Mrs. Drew Plays Her Hand, by Carla Kelly

>> Tuesday, July 26, 2011

TITLE: Mrs. Drew Plays Her Hand
AUTHOR: Carla Kelly

PAGES: 244
PUBLISHER: Signet Regency

SETTING: Early 19th century England
TYPE: Regency Romance

Young widow Roxanna Drew was fair game in the sport of cads. But the one man she could trust, the one that set her heart afire, had been betrayed once before by a woman... and he didn't intend to submit to love's desires once again.
I'm not a big Regency Romance fan and don't often read it, but Carla Kelly is one of the few exceptions. While I don't think she can do no wrong, I've enjoyed many of her books. Mrs. Drew Plays Her Hand is one I'd been hoarding, since it's so many people's favourite.

Roxanna Drew is a widow who has come under pressure by her smarmy brother-in-law to become his mistress. Unfortunately, her late husband was a minister and didn't leave her and her daughters very well off, so she has been relying on said brother-in-law's financial help. Rather than give in to the pressure, however, Roxanna uses the little money she's got to rent a run-down little house, the best she can afford.

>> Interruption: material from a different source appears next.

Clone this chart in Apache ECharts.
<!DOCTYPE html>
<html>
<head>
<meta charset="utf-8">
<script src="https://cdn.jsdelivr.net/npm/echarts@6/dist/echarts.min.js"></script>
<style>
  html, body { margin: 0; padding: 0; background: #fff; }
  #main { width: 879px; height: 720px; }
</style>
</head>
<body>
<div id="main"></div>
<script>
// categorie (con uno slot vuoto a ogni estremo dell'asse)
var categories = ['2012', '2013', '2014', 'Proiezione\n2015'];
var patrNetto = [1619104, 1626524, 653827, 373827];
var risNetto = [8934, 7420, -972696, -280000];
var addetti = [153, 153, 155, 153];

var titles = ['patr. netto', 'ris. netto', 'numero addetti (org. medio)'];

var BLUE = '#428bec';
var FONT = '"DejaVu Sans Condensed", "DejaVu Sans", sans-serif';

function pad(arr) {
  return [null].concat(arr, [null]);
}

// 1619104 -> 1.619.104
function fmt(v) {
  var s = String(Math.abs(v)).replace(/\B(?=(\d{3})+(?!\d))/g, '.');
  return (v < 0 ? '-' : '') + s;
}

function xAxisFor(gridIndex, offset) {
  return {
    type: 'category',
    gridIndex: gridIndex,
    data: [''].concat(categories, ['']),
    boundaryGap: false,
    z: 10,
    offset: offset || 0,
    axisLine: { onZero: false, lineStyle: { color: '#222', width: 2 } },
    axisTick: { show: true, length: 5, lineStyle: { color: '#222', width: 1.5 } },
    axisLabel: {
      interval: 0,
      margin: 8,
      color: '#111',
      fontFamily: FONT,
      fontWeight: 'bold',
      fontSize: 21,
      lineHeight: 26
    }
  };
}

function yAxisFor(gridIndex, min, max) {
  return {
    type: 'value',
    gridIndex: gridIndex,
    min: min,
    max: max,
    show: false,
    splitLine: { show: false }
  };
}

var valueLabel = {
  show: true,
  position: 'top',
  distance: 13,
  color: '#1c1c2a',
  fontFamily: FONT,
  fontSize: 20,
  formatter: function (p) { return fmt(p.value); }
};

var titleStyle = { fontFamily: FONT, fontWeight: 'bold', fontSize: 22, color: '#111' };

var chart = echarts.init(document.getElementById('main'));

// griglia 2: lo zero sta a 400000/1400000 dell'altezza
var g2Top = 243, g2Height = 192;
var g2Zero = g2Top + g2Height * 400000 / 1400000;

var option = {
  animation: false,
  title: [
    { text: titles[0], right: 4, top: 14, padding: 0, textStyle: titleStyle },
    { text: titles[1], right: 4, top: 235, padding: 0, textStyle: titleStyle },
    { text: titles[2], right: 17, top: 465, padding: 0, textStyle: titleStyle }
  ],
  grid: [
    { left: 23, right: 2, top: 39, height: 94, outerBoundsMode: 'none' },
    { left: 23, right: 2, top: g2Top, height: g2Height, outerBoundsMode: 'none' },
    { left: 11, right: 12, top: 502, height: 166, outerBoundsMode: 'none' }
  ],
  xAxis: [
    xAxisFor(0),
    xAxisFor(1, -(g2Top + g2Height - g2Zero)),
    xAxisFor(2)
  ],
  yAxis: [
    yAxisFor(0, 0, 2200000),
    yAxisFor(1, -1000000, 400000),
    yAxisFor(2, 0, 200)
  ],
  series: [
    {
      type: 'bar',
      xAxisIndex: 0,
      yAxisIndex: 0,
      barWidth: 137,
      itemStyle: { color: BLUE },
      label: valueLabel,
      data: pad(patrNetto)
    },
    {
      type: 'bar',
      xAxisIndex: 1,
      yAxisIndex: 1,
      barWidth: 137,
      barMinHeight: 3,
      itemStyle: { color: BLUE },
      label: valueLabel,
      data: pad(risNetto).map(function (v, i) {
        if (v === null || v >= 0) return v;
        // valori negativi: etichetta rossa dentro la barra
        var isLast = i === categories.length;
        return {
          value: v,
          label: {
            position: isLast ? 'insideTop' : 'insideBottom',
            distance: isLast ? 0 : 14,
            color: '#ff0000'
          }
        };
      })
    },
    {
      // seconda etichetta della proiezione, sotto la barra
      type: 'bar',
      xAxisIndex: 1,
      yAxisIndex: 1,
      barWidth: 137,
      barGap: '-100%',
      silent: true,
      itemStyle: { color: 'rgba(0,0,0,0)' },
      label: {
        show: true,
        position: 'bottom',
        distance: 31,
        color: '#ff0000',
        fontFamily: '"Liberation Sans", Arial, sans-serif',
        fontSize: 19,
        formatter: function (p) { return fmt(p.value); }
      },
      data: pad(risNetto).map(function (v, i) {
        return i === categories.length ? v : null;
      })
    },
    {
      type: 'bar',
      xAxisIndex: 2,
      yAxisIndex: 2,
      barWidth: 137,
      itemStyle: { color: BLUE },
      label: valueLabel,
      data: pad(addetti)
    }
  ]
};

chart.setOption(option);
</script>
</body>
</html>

That house happens to belong to a former military man, Fletcher, Lord Winn. He shows up one night, and not knowing that the house has been rented out, is surprised to find a young widow and her two girls occupying it. He likes them very much, though, and for the following weeks, helps them out as much as possible, growing fonder and fonder of them all as time goes by.

Then, when the villainous brother-in-law decides to take his villany even further, and threatens to take Roxanna's daughters away (arguing that she's making them live in dangerously unhealthy conditions), Fletch offers Roxanna a marriage of convenience. And of course, a marriage of convenience between two people who like each other very much is not going to remain purely of convenience for long!

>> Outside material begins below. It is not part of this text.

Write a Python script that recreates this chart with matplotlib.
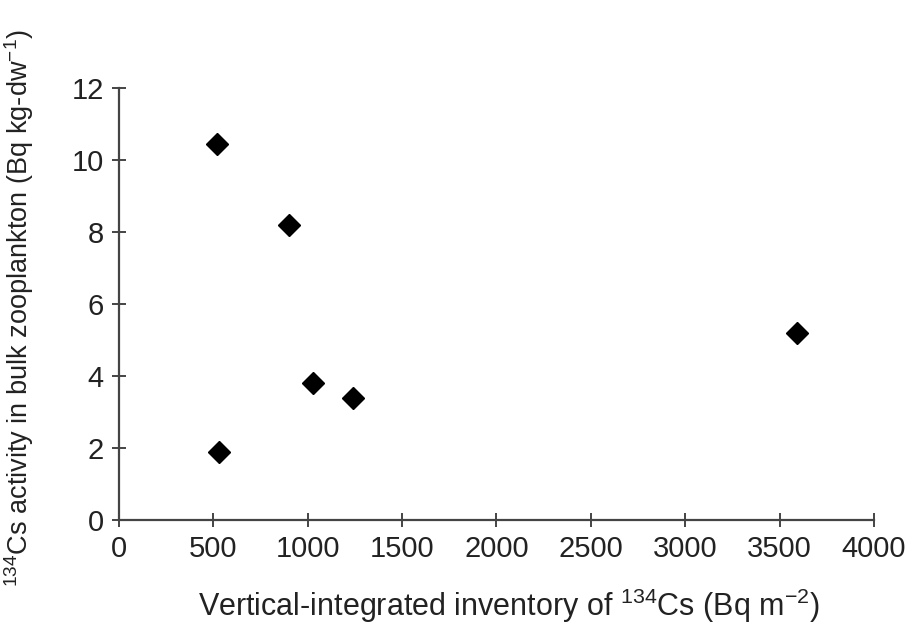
import numpy as np
import matplotlib.pyplot as plt

# Datos
inventario = [520, 900, 1030, 1240, 530, 3590]   # Bq m-2
actividad = [10.45, 8.2, 3.8, 3.4, 1.9, 5.2]      # Bq kg-dw-1
xticks = [0, 500, 1000, 1500, 2000, 2500, 3000, 3500, 4000]
yticks = [0, 2, 4, 6, 8, 10, 12]

plt.rcParams['font.family'] = ['Liberation Sans', 'DejaVu Sans']
plt.rcParams['mathtext.fontset'] = 'custom'
plt.rcParams['mathtext.rm'] = 'Liberation Sans'
plt.rcParams['mathtext.it'] = 'Liberation Sans'

fig = plt.figure(figsize=(9.12, 6.35), dpi=100)
ax = fig.add_axes([119 / 912, 1 - 520 / 635, (874 - 119) / 912, (520 - 88) / 635])

ax.plot(inventario, actividad, linestyle="none", marker="D", markersize=11.5,
        color="black")

ax.set_xlim(0, 4000)
ax.set_ylim(0, 12)
ax.set_xticks(xticks)
ax.set_yticks(yticks)

for s in ["top", "right"]:
    ax.spines[s].set_visible(False)
for s in ["left", "bottom"]:
    ax.spines[s].set_color("#444444")
    ax.spines[s].set_linewidth(1.6)

ax.tick_params(direction="inout", length=10, width=1.4, color="#444444",
               labelsize=21, labelcolor="#222222", pad=6)

ax.set_xlabel(r"Vertical-integrated inventory of $^{134}$Cs (Bq m$^{-2}$)",
              fontsize=22, color="#222222")
ax.set_ylabel(r"$^{134}$Cs activity in bulk zooplankton (Bq kg-dw$^{-1}$)",
              fontsize=19.5, color="#222222")
ax.xaxis.set_label_coords(0.517, -0.155)
ax.yaxis.set_label_coords(-0.11, 0.49)

fig.savefig("out.png", dpi=100)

Roxanna and Fletch are an absolutely delightful couple, and lovely each in their own right. They both have a bit of a history. Roxanna is a very rare widow in Romance-land, in that she loved her late husband very much and had a perfectly satisfying sex life with him. In fact, she very much misses both her husband AND the love-making, and is very enthusiastic about renewing her sex life with Fletch, to his utter happiness. Fletch has a much more unhappy history, with a former wife who cheated on him with everything that moved. He divorced her when he discovered it, and he's been villified for it by Society. They suit each other perfectly, and it was lovely to read about these two nice, honourable people getting the happiness they deserved.

In addition to Roxanna and Fletch's relationship, we also get to see Fletch falling in love with Roxanna's daughers, and they with him, which was really heart-warming.

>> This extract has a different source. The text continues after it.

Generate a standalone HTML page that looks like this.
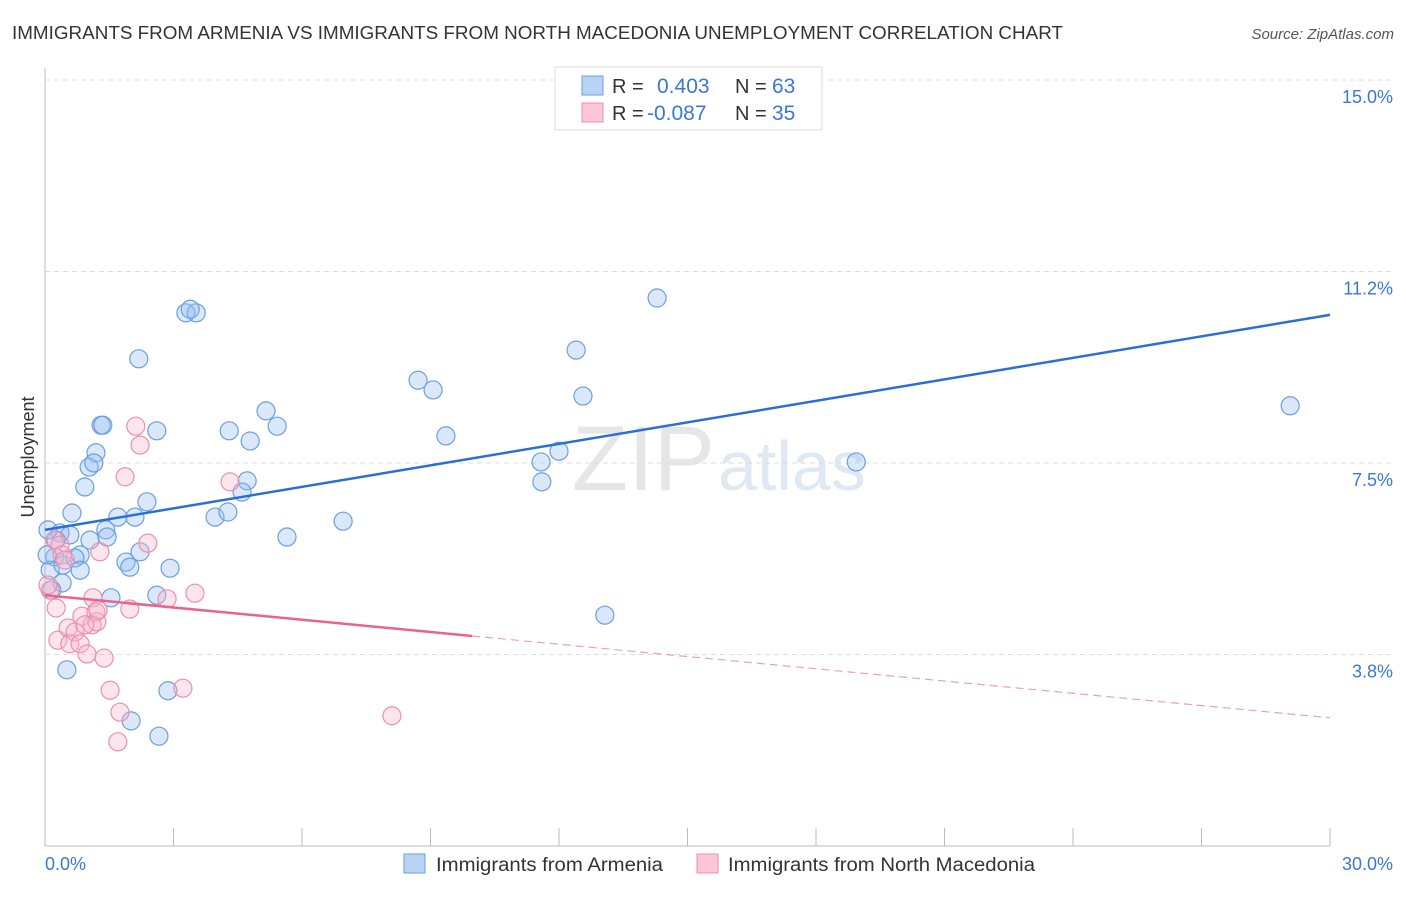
<!DOCTYPE html>
<html><head><meta charset="utf-8">
<style>
body{margin:0;background:#fff;font-family:"Liberation Sans",sans-serif;}
svg text{font-family:"Liberation Sans",sans-serif;}
</style></head>
<body>
<svg id="chart" width="1406" height="892" xmlns="http://www.w3.org/2000/svg">
<text x="12" y="39" font-size="18" fill="#333" textLength="1051" lengthAdjust="spacingAndGlyphs">IMMIGRANTS FROM ARMENIA VS IMMIGRANTS FROM NORTH MACEDONIA UNEMPLOYMENT CORRELATION CHART</text>
<text x="1394" y="39" font-size="15" fill="#555" text-anchor="end" font-style="italic">Source: ZipAtlas.com</text>
<text x="715" y="490" font-size="92" fill="#e6e6e6" text-anchor="end" font-family="Liberation Serif">ZIP</text>
<text x="718" y="490" font-size="70" fill="#dfe8f5">atlas</text>
<g id="grid"></g>
<g id="pts"></g>
<g id="lines"></g>
<text transform="translate(34,457) rotate(-90)" font-size="18" fill="#333" text-anchor="middle">Unemployment</text>
<g>
<rect x="555" y="67" width="267" height="63" fill="#fff" stroke="#ddd"/>
<rect x="582" y="76" width="21" height="19" fill="#b8d3f5" stroke="#6a9fe0"/>
<rect x="582" y="103" width="21" height="19" fill="#fbc6d6" stroke="#ec8faf"/>
<text x="612" y="93" font-size="20" fill="#333">R = </text><text x="657" y="93" font-size="21" fill="#3a78d4">0.403</text>
<text x="735" y="93" font-size="20" fill="#333">N = </text><text x="772" y="93" font-size="21" fill="#3a78d4">63</text>
<text x="612" y="120" font-size="20" fill="#333">R = </text><text x="647" y="120" font-size="21" fill="#3a78d4">-0.087</text>
<text x="735" y="120" font-size="20" fill="#333">N = </text><text x="772" y="120" font-size="21" fill="#3a78d4">35</text>
</g>
<g>
<rect x="404" y="854" width="21" height="19" fill="#b8d3f5" stroke="#6a9fe0"/>
<text x="436" y="871" font-size="19" fill="#333" textLength="227" lengthAdjust="spacingAndGlyphs">Immigrants from Armenia</text>
<rect x="697" y="854" width="21" height="19" fill="#fbc6d6" stroke="#ec8faf"/>
<text x="728" y="871" font-size="19" fill="#333" textLength="307" lengthAdjust="spacingAndGlyphs">Immigrants from North Macedonia</text>
</g>
<text x="45" y="870" font-size="18" fill="#3a78d4">0.0%</text>
<text x="1393" y="870" font-size="18" fill="#3a78d4" text-anchor="end">30.0%</text>
</svg>
<script>
const blueX=[.23,.12,.35,.63,.58,.93,1.03,1.19,1.14,1.31,1.35,1.05,.82,.42,.70,.82,.40,.16,.51,1.54,1.42,1.45,1.70,1.89,1.98,2.10,2.22,2.38,2.61,2.19,2.92,2.61,2.87,2.01,2.66,3.29,3.53,3.39,3.97,4.27,4.30,4.79,4.72,4.60,5.16,5.42,5.65,6.96,8.71,9.06,9.36,11.58,11.60,12.00,12.40,12.56,13.07,14.29,18.94,29.07,.26,.05,.07];
const blueY=[5.66,5.40,6.13,6.52,6.09,7.03,7.42,7.70,7.50,8.24,8.24,5.99,5.70,5.50,5.64,5.40,5.15,5.01,3.45,4.86,6.19,6.05,6.44,5.56,5.46,6.44,5.76,6.74,8.13,9.54,5.44,4.91,3.04,2.45,2.15,10.44,10.44,10.51,6.44,6.54,8.13,7.93,7.15,6.93,8.52,8.22,6.05,6.36,9.12,8.93,8.03,7.52,7.13,7.73,9.71,8.81,4.52,10.73,7.52,8.62,5.99,5.70,6.19];
const pinkX=[.12,.23,.35,.40,1.28,.26,.30,.54,.58,.70,.86,.82,.98,1.12,1.19,1.10,1.21,1.38,1.98,2.12,2.22,1.87,2.40,1.52,1.75,1.70,2.85,3.50,3.22,4.32,8.10,.07,.93,1.24,.47];
const pinkY=[5.01,5.99,5.89,5.70,5.76,4.66,4.03,4.27,3.96,4.19,4.50,3.96,3.76,4.86,4.58,4.33,4.39,3.68,4.64,8.22,7.85,7.23,5.93,3.05,2.62,2.04,4.84,4.95,3.09,7.13,2.55,5.11,4.33,4.62,5.60];
const yTicks=[3.75,7.5,11.25,15];
const yTickLabels=["3.8%","7.5%","11.2%","15.0%"];
const xTicks=[0,3,6,9,12,15,18,21,24,27,30];
const blueTrend=[6.19,10.40];
const pinkTrend=[4.91,2.51];
const pinkSolidEnd=9.97;

const X=v=>45+v*(1285/30);
const Y=v=>846-v*51.07;
const NS="http://www.w3.org/2000/svg";
function mk(tag,attrs,parent){const e=document.createElementNS(NS,tag);for(const k in attrs)e.setAttribute(k,attrs[k]);parent.appendChild(e);return e;}
const grid=document.getElementById('grid');
const ax=mk('line',{x1:45,y1:68,x2:45,y2:846,stroke:'#bbb','stroke-width':1},grid);


const bx=mk('line',{x1:45,y1:846,x2:1330,y2:846,stroke:'#bbb','stroke-width':1},grid);


yTicks.forEach((t,i)=>{
  const g=mk('line',{x1:45,y1:Y(t),x2:1393,y2:Y(t),stroke:'#ddd','stroke-dasharray':'5,4'},grid);
  
  
  const tx=mk('text',{x:1393,y:Y(t)+23,'font-size':18,fill:'#3a78d4','text-anchor':'end'},grid);
  tx.textContent=yTickLabels[i];
  
  
});
xTicks.forEach(t=>{
  const l=mk('line',{x1:X(t),y1:828,x2:X(t),y2:846,stroke:'#bbb'},grid);
  
  
});
const pts=document.getElementById('pts');
blueX.forEach((x,i)=>{
  const c=mk('circle',{cx:X(x),cy:Y(blueY[i]),r:9,fill:'rgba(150,190,240,0.35)',stroke:'#6a9fe0','stroke-width':1.2},pts);
  
  
});
pinkX.forEach((x,i)=>{
  const c=mk('circle',{cx:X(x),cy:Y(pinkY[i]),r:9,fill:'rgba(248,180,200,0.35)',stroke:'#ec8faf','stroke-width':1.2},pts);
  
  
});
const lines=document.getElementById('lines');
const bl=mk('line',{x1:X(0),y1:Y(blueTrend[0]),x2:X(30),y2:Y(blueTrend[1]),stroke:'#2a6fd6','stroke-width':2.5},lines);


const pAt=x=>pinkTrend[0]+(pinkTrend[1]-pinkTrend[0])*x/30;
const pl=mk('line',{x1:X(0),y1:Y(pinkTrend[0]),x2:X(pinkSolidEnd),y2:Y(pAt(pinkSolidEnd)),stroke:'#e8638f','stroke-width':2.5},lines);


const pd=mk('line',{x1:X(pinkSolidEnd),y1:Y(pAt(pinkSolidEnd)),x2:X(30),y2:Y(pinkTrend[1]),stroke:'#e8a0b8','stroke-width':1.2,'stroke-dasharray':'8,5'},lines);


</script>
</body></html>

A good one, one of my favourite Kellys.



SuperWendy,  26 July 2011 at 16:40  

Like you, I've heard so many readers say this is their favorite Kelly, and like you - it's been languishing in my TBR for a while now.  I have to be in the right "mood" to read a trad, but dang - this sounds like a good one.  I love it when the widow heroine actually ::gasp:: loved her dead husband and ::double gasp:: misses the sex.

Anonymous,  29 July 2011 at 06:52  

Wendy, I think it's worth waiting until you're in the right mood. It's good enough to wait!

Christine,  19 September 2011 at 16:44  

It's been quite a while since I have read this one and I really enjoyed it (as I do all of Carla Kelly's works.) My only quibble is how the ending with the villain of the piece worked out. I am glad that even though he basically terrorized the heroine she is kind enough to forgive him and treat him as a member of the loving family I felt bad for the poor hero. Didn't he lose a couple of toes to frostbite helping the heroine out of his clutches? I think a little comeuppance was due. Or maybe I am just not as nice a person! :)

Rosario,  20 September 2011 at 10:18  

Yeah, I think I would have wanted a bit less compassion there. Especially since it wasn't that he was a bit unkind, or something like that. He was a predator. It reminds me a bit of when in older books they used to send the villain off in exile to America, even if he was a murderer. I always found that so selfish -making sure this person got their comeuppance wouldn't have been about vengeance, it would have been about protecting the next people he would come in contact with!